Is it better to treat teenagers with children the same as every other student, or should they have their own special school?
That question lies at the heart of the debate over a proposed high school specifically for teen parents.
If it receives its charter, the New Directions Charter high school in Bed-Stuy would have an enrollment of 300 boys and girls, with free on-site day care for their little ones. The school would open in 2012.
"A lot of times when they go back to the regular school setting, there's a lot of stigmatization," said nonprofit consultant Jacquelyn Wideman. "The goal is for them to perform at the same optimum level as regular high schools."
Close to 7,700 girls between 15 and 19 gave birth in the city in 2009. Most of those babies were born in Brooklyn and the Bronx.
The New York Post points out that the city closed its last four high schools for teenage moms in 2007 because of poor attendance levels and "low levels of credit accumulation among students."

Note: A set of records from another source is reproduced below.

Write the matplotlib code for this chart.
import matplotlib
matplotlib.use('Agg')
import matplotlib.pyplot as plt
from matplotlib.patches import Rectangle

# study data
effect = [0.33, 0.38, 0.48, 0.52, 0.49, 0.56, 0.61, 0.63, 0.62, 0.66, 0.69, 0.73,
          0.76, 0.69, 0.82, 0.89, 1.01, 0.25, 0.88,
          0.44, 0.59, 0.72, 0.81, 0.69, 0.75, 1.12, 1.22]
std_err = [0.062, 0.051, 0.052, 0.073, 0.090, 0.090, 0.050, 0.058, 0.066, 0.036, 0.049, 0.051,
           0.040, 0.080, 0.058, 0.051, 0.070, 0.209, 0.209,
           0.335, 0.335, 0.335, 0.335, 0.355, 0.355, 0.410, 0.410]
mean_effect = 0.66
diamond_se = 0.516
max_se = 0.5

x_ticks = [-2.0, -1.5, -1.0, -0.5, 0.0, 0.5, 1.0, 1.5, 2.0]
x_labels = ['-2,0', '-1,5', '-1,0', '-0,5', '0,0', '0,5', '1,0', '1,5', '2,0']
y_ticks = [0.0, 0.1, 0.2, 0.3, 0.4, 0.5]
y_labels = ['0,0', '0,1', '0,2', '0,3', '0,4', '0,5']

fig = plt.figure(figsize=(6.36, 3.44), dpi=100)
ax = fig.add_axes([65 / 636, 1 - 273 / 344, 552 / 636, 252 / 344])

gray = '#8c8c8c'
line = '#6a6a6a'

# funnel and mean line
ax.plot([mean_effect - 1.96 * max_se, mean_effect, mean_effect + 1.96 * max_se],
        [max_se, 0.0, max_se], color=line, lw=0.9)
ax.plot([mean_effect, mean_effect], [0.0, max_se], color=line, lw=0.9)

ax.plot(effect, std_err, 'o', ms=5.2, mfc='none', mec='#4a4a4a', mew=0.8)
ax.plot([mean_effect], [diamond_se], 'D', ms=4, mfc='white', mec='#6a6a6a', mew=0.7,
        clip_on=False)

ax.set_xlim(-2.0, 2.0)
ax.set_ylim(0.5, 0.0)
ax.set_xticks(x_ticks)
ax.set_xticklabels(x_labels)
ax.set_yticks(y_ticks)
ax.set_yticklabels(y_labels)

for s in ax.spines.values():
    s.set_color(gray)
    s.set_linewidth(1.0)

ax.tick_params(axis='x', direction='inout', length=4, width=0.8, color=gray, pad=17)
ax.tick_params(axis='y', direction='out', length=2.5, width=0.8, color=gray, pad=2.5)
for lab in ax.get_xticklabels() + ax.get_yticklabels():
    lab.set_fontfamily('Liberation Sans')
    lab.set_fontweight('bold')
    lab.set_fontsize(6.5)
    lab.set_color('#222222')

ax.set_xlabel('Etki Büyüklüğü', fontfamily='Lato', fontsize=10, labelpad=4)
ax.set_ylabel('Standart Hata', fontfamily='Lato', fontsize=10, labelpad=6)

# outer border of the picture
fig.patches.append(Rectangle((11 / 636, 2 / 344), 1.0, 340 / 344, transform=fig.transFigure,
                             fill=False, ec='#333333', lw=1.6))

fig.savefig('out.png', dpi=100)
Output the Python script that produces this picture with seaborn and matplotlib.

The paper also said the teenage-parents-only high school model has largely disappeared in the rest of the country.
Benita Miller, executive director of Brooklyn Young Mothers Collective, is skeptical of the need for the school.
"I don't think that we should be creating schools that segregate young women or men based on their parenting status," Miller said. "We don't need them to graduate as good mothers -- we need them to graduate as educated young women who can head to college."